TASK PROMPT
Beginning with the first line of the data below, reproduce every line unchanged, ending with the line that holds "from bokeh.resources import INLINE".

DATA SUPPLIED
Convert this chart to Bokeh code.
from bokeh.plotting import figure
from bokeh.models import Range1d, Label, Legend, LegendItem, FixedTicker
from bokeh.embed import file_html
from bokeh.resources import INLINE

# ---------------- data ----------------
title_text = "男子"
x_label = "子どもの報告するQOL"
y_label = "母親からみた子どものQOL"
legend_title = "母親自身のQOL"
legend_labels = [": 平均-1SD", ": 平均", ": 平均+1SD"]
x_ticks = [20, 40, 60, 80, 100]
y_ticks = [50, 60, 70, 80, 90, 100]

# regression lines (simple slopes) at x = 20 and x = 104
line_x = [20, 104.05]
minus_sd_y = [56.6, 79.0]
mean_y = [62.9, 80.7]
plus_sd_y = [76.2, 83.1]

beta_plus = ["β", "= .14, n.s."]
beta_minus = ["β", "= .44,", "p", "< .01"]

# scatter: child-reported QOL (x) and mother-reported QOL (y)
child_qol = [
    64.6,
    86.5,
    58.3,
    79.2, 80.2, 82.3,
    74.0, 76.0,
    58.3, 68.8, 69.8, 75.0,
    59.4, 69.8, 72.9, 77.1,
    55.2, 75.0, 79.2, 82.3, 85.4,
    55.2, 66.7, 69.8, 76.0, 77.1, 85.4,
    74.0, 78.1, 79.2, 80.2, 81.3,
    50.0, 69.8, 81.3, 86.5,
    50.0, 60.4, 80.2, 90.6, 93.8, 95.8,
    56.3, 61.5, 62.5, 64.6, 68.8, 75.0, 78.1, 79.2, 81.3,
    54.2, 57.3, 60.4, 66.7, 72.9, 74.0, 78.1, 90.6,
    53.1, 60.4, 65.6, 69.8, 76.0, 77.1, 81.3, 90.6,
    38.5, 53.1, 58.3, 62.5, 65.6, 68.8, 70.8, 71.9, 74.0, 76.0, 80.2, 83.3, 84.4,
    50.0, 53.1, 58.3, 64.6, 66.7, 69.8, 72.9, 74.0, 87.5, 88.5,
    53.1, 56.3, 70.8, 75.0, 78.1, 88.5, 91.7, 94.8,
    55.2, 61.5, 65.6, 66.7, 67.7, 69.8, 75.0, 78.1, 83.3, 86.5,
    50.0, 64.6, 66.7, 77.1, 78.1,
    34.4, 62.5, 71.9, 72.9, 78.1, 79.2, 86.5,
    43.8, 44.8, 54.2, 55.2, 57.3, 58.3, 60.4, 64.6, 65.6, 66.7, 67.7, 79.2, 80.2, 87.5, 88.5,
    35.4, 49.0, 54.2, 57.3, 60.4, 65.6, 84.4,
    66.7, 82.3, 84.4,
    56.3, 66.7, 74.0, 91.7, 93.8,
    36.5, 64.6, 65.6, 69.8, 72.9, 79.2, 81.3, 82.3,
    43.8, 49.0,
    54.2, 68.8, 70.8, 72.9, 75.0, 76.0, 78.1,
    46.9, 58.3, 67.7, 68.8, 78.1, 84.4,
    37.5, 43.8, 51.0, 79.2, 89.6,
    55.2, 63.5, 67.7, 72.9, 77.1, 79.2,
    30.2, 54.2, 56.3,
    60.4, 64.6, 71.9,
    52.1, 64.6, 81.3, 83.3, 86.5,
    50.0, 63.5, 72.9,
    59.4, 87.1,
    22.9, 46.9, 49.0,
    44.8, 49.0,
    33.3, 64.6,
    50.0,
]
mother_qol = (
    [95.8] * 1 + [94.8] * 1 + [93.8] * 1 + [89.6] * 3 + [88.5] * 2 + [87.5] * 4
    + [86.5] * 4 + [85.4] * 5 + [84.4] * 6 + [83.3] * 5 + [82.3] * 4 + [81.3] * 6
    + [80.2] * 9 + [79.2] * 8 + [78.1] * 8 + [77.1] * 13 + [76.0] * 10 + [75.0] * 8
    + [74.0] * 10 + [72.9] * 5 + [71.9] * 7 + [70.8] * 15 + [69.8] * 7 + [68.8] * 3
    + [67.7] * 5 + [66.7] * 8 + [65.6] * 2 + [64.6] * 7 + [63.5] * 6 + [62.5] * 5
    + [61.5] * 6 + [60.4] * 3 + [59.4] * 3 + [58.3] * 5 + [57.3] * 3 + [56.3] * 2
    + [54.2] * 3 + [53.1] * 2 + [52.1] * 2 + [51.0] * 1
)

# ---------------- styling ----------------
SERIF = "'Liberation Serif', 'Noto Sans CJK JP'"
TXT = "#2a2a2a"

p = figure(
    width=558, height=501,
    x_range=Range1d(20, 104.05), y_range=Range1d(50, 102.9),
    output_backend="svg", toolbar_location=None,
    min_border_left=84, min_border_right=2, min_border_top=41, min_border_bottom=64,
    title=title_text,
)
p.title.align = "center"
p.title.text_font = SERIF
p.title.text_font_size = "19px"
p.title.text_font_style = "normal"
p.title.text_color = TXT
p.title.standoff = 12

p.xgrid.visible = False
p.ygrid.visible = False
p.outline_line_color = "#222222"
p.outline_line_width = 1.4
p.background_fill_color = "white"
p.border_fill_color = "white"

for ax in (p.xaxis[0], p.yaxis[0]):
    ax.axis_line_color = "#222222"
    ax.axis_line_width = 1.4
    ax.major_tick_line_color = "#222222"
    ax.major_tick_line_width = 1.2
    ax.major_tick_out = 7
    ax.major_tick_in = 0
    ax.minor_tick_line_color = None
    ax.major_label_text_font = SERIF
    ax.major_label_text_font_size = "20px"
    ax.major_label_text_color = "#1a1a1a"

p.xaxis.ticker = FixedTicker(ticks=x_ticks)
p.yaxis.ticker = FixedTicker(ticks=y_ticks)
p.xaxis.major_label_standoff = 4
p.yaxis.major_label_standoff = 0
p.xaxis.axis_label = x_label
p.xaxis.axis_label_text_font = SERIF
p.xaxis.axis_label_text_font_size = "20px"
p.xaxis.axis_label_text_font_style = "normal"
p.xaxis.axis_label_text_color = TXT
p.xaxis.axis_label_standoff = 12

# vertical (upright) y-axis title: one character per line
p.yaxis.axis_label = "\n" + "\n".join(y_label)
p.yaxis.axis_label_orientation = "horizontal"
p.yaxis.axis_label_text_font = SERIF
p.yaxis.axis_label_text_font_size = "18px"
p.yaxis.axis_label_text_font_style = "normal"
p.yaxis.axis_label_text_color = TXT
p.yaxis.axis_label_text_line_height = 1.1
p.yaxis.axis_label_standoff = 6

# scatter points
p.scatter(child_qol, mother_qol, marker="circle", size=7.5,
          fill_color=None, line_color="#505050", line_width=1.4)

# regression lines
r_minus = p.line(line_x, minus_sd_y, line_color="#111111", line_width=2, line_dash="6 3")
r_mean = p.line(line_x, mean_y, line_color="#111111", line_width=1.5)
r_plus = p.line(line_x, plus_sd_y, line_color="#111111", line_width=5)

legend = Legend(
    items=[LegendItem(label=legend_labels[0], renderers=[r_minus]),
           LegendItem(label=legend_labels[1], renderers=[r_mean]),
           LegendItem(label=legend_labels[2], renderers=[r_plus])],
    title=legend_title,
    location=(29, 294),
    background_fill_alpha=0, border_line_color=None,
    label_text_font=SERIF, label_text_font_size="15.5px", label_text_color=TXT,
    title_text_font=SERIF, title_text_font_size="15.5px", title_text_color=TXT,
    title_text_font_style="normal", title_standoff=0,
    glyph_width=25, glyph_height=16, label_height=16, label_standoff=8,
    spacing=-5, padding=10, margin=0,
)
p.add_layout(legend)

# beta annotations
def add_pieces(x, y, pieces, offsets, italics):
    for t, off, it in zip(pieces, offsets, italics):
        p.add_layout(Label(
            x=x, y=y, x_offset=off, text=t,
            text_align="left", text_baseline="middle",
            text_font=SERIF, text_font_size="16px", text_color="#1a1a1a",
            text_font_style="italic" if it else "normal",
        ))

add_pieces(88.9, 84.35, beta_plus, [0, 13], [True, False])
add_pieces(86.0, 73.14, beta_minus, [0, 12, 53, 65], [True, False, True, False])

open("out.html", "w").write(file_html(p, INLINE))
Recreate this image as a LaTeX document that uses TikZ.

RESPONSE TO THIS EXERCISE
Convert this chart to Bokeh code.
from bokeh.plotting import figure
from bokeh.models import Range1d, Label, Legend, LegendItem, FixedTicker
from bokeh.embed import file_html
from bokeh.resources import INLINE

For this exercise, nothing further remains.